Problem there for some folks was that Ovechkin wasn’t suspended for his hit while Kaleta was, even though both hits were almost identical right down to the players being hit being stupid enough to turn their backs on the on-charging players putting themselves in the position to get injured on their own.
Well funny thing happened tonight in Raleigh as Alex Ovechkin was at it again, this time Carolina defenseman Tim Gleason draws the fire from Washington’s Mad Russian.
Ovechkin not only gets injured on his own from this hit but he again picks up a five-minute major and a game misconduct for his trouble. Considering how Ovechkin was helped off the ice, kicking him out of the game is akin to suspending a starting pitcher in baseball for four days for beaning a guy, the punishment wasn’t going to affect him anyhow because Ovechkin probably wasn’t coming back to play anyhow.
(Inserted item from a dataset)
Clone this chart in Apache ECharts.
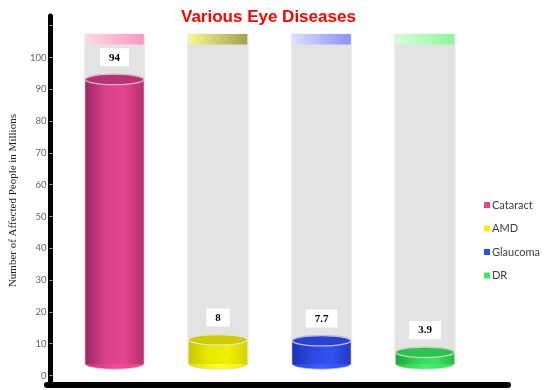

So once again, Colin Campbell is going to get the call to decide what, if anything, will be done to punish Ovechkin for this hit. Folks are already debating wildly whether or not Ovechkin hit Gleason knee-on-knee on purpose or not (he didn’t, why would he bother?) and whether or not suspending a guy who plays the game at such a break-neck speed with ridiculous bullish aggression will do anything to “send a message” to him at all (it won’t, Ovechkin is going to play that way regardless).
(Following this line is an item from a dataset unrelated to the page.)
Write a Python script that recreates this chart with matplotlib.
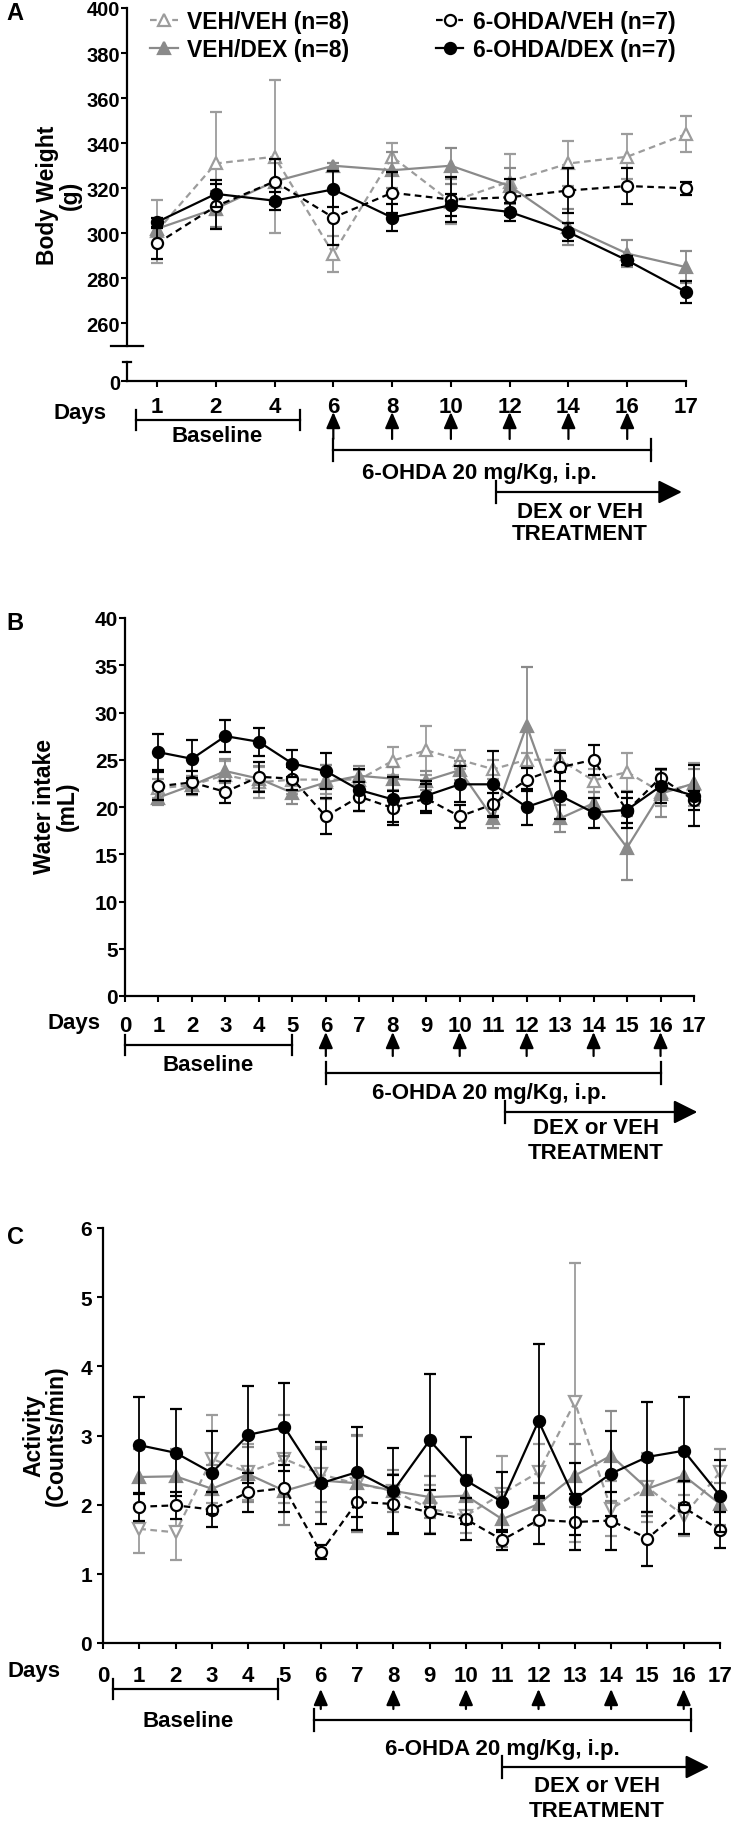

What this hit does remind me of is Ovechkin’s run-in with Pittsburgh’s Sergei Gonchar last season in the playoffs for which Ovechkin was not punished for. It’s the same brand of hit where Ovechkin doesn’t deviate his course, the defender tries to make a move to get by but Ovechkin is moving too fast for them. While that hit came during the heat of the playoffs, this time it comes fast on the heels of another hit that produced yet another game misconduct.
The league is in a tough spot because if they suspend him they’ll get heat from ticket buyers in Washington and elsewhere the Caps play on the road in the coming week (Philadelphia, Tampa Bay, and Buffalo) and fans there will be upset they won’t get to see him (well, maybe not Buffalo fans).
The other side of it is if he’s injured for any amount of time, what good is a suspension to him anyhow? Big deal, he’s going to miss games anyhow so what good does tacking a game or two onto that do for sending the message that the league doesn’t have a superstar bias.
What do I expect the league to do? I expect that the NHL’s version of Pat Sajak, Colin Campbell, will inquire as to what Alex Ovechkin’s injury status is and then craft a response based around that. Since Tim Gleason wasn’t injured on the play (he came back to play in the game) that’s not at issue here for the league, instead the aggressor is the one who is hurt. Why do I suspect that will be the case? The league is gutless and they want to save face.
That said, if Ovechkin is hit with a suspension (whether it’s rendered toothless by an injury or not) there’s a lot of people that will feel vindicated for one reason or another. Whether it’s because they believe in the “superstar bias” or they believe that Ovechkin is a reckless player whose had this coming to him for a while won’t matter because they’ll be happier than anything. If there’s no suspension however… The league’s spin-meisters better be crafting up a beauty of a response because the pitchforks and torches are out already.